▶ **EXERCISE DIRECTIONS**: Look through the data below and report how many lines include "Convert". Only the number should be given.

--- DATA FOR THIS EXERCISE ---

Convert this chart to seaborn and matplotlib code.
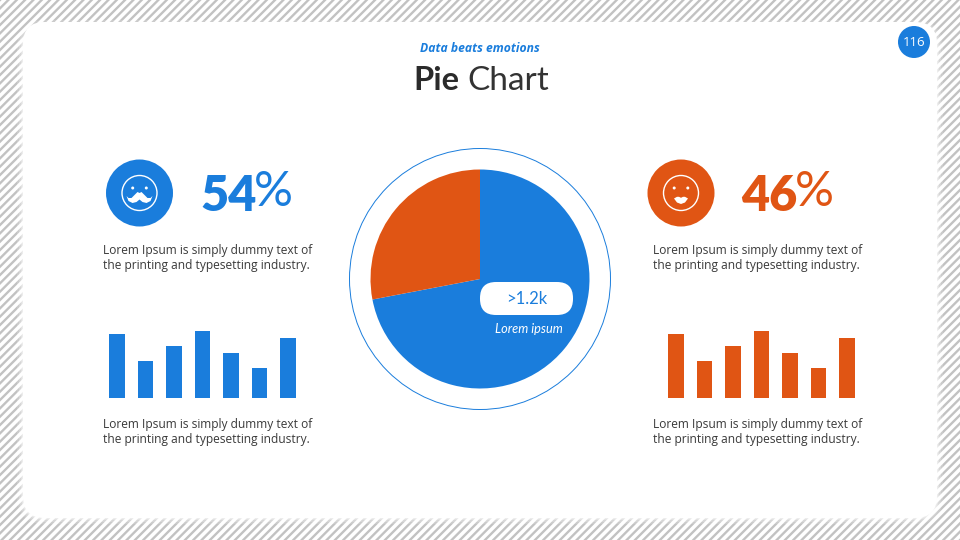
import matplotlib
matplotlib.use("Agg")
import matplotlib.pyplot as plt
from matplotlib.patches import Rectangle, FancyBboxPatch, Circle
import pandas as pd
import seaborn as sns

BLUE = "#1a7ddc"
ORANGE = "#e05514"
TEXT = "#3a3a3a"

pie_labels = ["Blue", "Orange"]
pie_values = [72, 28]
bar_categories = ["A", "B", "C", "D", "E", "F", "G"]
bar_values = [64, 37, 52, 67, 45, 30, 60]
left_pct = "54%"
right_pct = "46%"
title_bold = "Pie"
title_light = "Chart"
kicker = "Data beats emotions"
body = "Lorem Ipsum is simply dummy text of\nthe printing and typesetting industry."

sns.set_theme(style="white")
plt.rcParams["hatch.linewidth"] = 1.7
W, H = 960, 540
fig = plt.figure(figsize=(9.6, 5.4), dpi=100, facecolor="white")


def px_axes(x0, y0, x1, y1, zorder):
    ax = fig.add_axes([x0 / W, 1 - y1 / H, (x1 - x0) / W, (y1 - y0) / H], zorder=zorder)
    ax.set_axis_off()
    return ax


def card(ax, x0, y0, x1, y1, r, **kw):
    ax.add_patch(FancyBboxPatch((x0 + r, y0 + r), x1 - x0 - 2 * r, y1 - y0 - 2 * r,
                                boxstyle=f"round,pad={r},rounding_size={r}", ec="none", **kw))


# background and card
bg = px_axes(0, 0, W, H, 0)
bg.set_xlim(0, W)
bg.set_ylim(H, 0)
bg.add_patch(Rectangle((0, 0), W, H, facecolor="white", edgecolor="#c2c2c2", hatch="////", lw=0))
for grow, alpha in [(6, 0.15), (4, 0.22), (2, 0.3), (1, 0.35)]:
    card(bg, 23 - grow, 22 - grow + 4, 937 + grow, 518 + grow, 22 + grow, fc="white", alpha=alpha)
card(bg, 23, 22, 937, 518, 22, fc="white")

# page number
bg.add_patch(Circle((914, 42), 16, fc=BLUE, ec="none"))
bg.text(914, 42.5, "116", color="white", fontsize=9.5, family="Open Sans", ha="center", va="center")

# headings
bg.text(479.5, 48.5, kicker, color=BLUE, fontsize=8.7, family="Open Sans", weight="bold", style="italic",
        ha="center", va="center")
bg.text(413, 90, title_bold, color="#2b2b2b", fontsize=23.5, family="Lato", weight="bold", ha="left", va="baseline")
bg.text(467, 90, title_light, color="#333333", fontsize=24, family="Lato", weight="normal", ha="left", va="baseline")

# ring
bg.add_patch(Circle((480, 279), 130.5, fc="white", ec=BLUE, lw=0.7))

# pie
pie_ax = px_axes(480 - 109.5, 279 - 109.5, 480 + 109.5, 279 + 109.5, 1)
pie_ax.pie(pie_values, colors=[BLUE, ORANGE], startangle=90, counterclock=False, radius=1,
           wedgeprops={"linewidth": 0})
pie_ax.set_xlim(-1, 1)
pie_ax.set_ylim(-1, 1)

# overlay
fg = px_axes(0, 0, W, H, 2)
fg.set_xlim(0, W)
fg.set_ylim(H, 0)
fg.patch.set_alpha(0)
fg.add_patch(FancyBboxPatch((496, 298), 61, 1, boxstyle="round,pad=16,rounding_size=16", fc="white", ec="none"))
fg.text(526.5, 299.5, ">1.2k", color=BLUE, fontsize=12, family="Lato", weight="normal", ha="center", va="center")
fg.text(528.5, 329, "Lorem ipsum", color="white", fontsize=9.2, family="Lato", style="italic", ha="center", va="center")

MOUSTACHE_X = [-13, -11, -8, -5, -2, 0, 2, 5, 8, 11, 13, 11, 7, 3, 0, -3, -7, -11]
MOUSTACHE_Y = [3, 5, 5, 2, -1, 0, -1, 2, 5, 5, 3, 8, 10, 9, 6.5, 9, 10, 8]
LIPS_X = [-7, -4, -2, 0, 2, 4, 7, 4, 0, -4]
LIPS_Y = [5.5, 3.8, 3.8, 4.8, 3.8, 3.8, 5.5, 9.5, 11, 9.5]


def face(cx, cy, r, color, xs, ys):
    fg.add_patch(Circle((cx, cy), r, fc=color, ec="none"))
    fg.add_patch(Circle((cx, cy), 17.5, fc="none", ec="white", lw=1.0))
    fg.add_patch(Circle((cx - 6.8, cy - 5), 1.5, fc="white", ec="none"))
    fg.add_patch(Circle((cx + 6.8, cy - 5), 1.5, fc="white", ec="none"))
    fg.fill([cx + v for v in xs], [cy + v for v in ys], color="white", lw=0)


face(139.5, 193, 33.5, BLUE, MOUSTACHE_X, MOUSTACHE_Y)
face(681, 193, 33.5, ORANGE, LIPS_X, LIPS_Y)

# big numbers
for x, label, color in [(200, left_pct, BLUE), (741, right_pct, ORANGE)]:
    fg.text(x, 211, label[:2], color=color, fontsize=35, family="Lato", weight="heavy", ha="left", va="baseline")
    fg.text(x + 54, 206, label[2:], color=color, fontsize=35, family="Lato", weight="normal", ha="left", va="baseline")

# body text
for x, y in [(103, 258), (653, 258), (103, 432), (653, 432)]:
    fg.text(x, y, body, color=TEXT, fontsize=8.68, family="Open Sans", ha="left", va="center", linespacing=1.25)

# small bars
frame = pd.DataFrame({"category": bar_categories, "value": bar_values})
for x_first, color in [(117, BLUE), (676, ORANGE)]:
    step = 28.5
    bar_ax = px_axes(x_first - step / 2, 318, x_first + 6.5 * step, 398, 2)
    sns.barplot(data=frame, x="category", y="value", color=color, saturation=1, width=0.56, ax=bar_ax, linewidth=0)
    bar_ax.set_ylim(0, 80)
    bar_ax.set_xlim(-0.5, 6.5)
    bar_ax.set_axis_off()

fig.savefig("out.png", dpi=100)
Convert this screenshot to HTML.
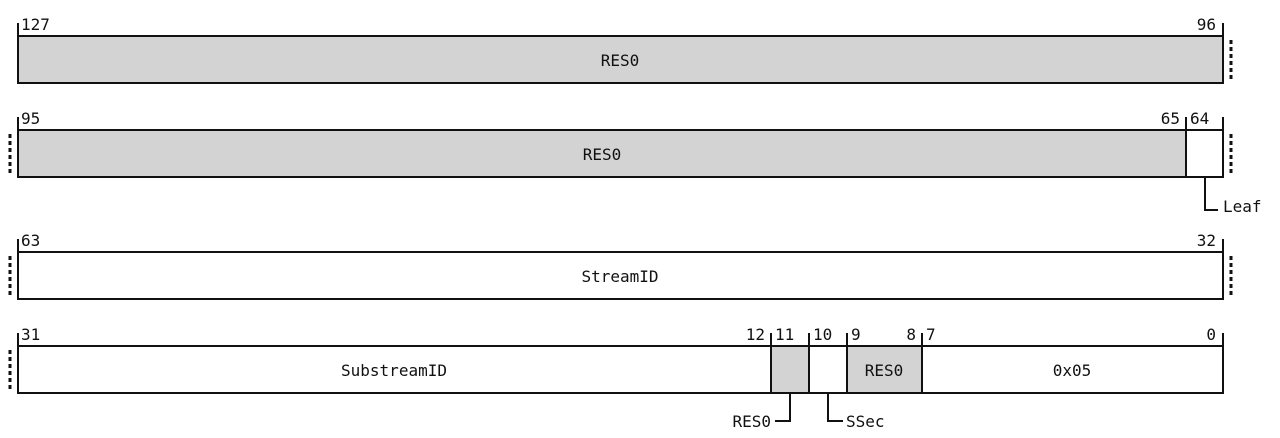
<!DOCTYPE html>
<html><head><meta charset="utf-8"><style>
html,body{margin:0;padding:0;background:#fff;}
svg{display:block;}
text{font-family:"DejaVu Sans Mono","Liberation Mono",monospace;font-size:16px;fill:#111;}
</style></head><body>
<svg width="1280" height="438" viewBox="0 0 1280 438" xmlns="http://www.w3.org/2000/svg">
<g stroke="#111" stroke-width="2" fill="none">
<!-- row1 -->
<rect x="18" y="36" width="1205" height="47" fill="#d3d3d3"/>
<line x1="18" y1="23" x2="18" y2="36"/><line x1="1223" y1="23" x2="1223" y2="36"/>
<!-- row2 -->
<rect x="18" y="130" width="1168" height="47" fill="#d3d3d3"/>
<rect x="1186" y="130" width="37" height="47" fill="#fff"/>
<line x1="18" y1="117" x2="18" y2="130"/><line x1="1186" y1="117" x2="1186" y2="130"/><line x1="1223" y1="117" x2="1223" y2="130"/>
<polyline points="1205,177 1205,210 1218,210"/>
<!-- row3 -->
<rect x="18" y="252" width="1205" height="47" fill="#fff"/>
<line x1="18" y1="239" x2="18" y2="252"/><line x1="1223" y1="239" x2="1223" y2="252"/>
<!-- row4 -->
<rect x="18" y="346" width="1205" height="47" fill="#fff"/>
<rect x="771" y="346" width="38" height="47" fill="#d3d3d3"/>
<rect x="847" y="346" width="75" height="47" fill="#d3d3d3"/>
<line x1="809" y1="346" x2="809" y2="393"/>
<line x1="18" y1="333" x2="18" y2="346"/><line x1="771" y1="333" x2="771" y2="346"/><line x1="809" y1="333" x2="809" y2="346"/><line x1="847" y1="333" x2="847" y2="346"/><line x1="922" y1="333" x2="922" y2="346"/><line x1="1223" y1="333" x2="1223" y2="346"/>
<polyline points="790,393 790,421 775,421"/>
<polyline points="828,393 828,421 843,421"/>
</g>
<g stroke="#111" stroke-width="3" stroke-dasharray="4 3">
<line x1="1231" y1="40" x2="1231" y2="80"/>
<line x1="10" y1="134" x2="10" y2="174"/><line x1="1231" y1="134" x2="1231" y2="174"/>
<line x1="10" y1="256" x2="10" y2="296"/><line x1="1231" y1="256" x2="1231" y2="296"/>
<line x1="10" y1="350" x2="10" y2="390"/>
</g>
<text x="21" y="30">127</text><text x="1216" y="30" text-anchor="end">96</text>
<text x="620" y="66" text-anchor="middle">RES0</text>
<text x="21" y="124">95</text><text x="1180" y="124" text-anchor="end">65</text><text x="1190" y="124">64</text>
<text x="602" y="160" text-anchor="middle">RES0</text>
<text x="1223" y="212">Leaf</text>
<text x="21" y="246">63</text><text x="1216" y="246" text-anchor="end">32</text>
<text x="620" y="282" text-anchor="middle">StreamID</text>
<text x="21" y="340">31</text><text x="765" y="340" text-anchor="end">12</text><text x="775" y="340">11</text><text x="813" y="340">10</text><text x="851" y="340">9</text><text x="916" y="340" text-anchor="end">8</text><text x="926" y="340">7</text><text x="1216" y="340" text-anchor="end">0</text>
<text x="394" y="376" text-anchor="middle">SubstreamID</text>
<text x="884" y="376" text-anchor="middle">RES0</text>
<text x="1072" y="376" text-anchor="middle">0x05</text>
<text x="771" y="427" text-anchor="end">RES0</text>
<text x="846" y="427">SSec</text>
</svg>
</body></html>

---

▶ **TASK OUTPUT**: 2